Pakistan has a largest adult population, around 54pc of total population, and these adults are potential target of the tobacco companies. Most of the victims start using tobacco-related products in their teenage, especially in schools and colleges. All the educational institutions have strict rules that prohibit selling tobacco on the campuses while smoking is prohibited publically in the country. However, the number of victims/smokers keeps on increasing regularly due to lack of implementation of these rules.
Tobacco-Free Kids (TFK) Campaign representative Malik Imran told Dawn the governments were running ad hoc policies against the use of tobacco products that increased health cost to Rs192bn.
He said the anti-tobacco organisations were campaigning to increase taxation on tobacco products because Pakistan had the lowest cost of tobacco items in the world and the masses could easily afford them. He said under the laws, sale, promotion and display of tobacco products was banned in the country but he could see the students of most prestigious educational institutes smoking in the campuses.
He said although the educational institutes had banned sale of tobacco products on their campuses but it was not enough and they should completely ban smoking and use of tobacco products on campuses and in hostels.
Mr Imran said introducing graphic image on the cigarette packs did not bring about any change and people did not leave smoking.

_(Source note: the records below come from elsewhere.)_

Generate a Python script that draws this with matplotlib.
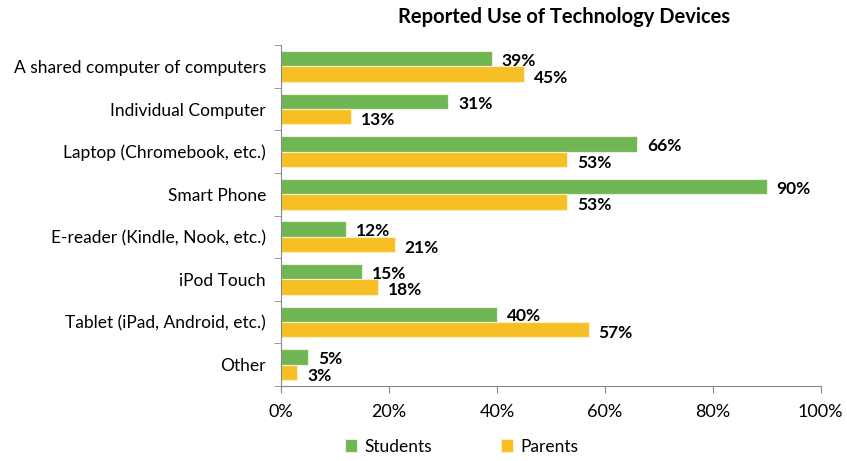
import matplotlib.pyplot as plt
import numpy as np
from matplotlib.ticker import PercentFormatter

plt.rcParams['font.family'] = ['Lato', 'DejaVu Sans']

categories = ["A shared computer of computers", "Individual Computer",
              "Laptop (Chromebook, etc.)", "Smart Phone",
              "E-reader (Kindle, Nook, etc.)", "iPod Touch",
              "Tablet (iPad, Android, etc.)", "Other"]
students = [39, 31, 66, 90, 12, 15, 40, 5]
parents = [45, 13, 53, 53, 21, 18, 57, 3]

green = "#71b655"
yellow = "#f6c025"

fig = plt.figure(figsize=(8.47, 4.61), dpi=100)
ax = fig.add_axes([0.332, 0.163, 0.637, 0.739])

y = np.arange(len(categories))
h = 0.36
ax.barh(y - h / 2, students, height=h, color=green, edgecolor="#e8f0e0", linewidth=0.8, label="Students")
ax.barh(y + h / 2, parents, height=h, color=yellow, edgecolor="#fbeec8", linewidth=0.8, label="Parents")

for i in range(len(categories)):
    ax.text(students[i] + 1.8, y[i] - h / 2 + 0.05, f"{students[i]}%", va="center", ha="left",
            fontsize=12.5, fontweight="bold")
    ax.text(parents[i] + 1.8, y[i] + h / 2 + 0.08, f"{parents[i]}%", va="center", ha="left",
            fontsize=12.5, fontweight="bold")

ax.set_ylim(len(categories) - 0.5, -0.5)
ax.set_xlim(0, 100)
ax.set_xticks(np.arange(0, 101, 20))
ax.xaxis.set_major_formatter(PercentFormatter(decimals=0))
ax.set_yticks(y)
ax.set_yticklabels(categories, fontsize=12.5)
ax.set_yticks(np.arange(-0.5, len(categories)), minor=True)
ax.tick_params(axis="y", which="major", length=0, pad=11)
ax.tick_params(axis="y", which="minor", length=5, color="#888888")
ax.tick_params(axis="x", length=5, color="#888888", labelsize=13, pad=8)

for s in ["top", "right"]:
    ax.spines[s].set_visible(False)
ax.spines["left"].set_color("#888888")
ax.spines["bottom"].set_color("#888888")

fig.suptitle("Reported Use of Technology Devices", x=0.666, y=0.985, fontsize=14.5, fontweight="bold")
fig.legend(loc="lower center", bbox_to_anchor=(0.545, -0.02), ncol=2, frameon=False, fontsize=12.5,
           handlelength=0.7, handleheight=0.7, handletextpad=0.4, columnspacing=4.0)

fig.savefig("out.png", dpi=100)
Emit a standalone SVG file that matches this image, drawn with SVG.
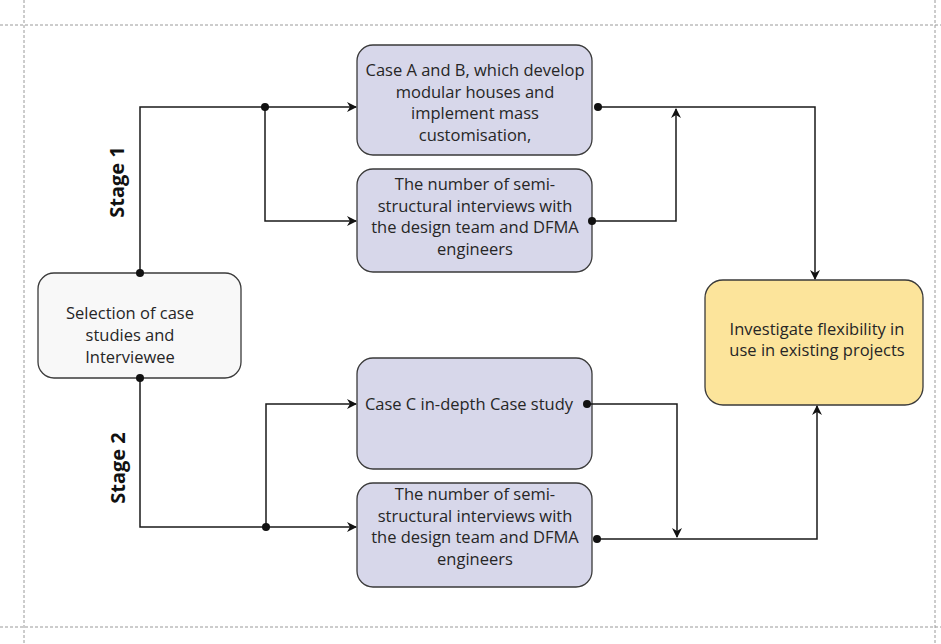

“We have conducted survey and found that increasing graphic image to 60pc of the pack resulted in reducing 8pc consumption of tobacco,” he informed.
He said the graphic images on the cigarette packets had created deterrence among the children/new users who stopped doing so after seeing the result on the packet.
Hassan Shehzad, who teaches the media and communications at a public university, said he had conducted surveys on on-campus smoking and the most common cause was easy availability of tobacco.
“Smokers form a company, especially in hostels, and non-smokers are attracted to this company.”
Shehzad suggested that university administrations should digitise hostels, which would help making them make the hostels smoke-free in addition to countering many other ills. He said the government should increase taxes on cigarettes so that their price was enhanced, beyond the purchasing power of youngsters.